-------- RECORD LIST --------
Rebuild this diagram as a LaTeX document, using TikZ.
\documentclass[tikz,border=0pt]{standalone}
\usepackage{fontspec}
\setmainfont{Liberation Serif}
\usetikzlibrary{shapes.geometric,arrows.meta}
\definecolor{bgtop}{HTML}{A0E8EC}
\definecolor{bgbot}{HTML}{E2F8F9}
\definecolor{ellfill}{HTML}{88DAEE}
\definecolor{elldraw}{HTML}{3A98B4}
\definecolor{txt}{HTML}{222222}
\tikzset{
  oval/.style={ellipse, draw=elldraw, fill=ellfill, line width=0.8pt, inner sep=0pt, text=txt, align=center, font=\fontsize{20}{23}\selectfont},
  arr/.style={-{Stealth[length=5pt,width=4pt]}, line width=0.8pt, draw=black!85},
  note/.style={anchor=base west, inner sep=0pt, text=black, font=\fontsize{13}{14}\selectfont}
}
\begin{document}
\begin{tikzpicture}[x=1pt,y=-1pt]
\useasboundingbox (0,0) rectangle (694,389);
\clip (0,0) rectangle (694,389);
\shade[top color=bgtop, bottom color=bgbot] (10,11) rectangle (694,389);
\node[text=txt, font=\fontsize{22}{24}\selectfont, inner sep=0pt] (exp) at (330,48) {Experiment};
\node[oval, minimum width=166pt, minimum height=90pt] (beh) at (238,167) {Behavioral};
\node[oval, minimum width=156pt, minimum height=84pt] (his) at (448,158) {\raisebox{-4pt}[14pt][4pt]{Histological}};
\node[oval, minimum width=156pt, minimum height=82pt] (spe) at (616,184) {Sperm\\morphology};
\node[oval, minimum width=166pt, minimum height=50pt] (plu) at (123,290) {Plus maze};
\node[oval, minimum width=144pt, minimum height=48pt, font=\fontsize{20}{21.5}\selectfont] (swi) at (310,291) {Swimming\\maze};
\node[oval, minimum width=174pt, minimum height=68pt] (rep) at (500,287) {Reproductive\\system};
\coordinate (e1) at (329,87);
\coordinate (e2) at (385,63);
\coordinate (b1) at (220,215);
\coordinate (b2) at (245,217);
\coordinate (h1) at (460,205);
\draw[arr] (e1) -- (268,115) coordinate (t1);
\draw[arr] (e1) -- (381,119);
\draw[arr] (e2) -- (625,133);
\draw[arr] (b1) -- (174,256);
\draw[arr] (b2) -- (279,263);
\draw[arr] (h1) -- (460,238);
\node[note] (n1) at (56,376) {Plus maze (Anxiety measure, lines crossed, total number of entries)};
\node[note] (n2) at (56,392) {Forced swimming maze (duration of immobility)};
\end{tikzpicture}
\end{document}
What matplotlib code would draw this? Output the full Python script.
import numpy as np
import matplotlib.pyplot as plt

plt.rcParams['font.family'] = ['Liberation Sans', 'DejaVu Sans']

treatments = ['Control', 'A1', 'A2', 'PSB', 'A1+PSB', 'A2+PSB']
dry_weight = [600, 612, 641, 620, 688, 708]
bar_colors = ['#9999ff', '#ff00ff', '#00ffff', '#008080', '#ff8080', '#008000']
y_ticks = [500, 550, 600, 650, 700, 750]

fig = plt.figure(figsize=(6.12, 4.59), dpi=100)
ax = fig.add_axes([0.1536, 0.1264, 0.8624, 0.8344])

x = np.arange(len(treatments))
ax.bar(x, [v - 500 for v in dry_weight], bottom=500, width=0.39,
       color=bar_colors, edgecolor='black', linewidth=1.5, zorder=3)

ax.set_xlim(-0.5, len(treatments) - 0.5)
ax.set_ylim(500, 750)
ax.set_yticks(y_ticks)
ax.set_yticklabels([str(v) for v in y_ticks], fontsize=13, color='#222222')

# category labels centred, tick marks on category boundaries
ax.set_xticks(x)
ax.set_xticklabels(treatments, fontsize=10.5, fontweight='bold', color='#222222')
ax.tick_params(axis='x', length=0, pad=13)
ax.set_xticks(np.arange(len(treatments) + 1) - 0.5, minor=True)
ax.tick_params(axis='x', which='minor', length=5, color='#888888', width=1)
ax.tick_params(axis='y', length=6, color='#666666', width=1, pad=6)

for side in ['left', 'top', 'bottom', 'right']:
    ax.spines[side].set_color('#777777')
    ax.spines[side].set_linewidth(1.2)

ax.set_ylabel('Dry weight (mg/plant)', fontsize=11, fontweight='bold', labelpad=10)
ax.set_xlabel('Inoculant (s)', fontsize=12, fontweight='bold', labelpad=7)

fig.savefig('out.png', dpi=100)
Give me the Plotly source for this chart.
--------
Select and copy every line of the listing with the word "matplotlib".

What matplotlib code would draw this? Output the full Python script.
import matplotlib.pyplot as plt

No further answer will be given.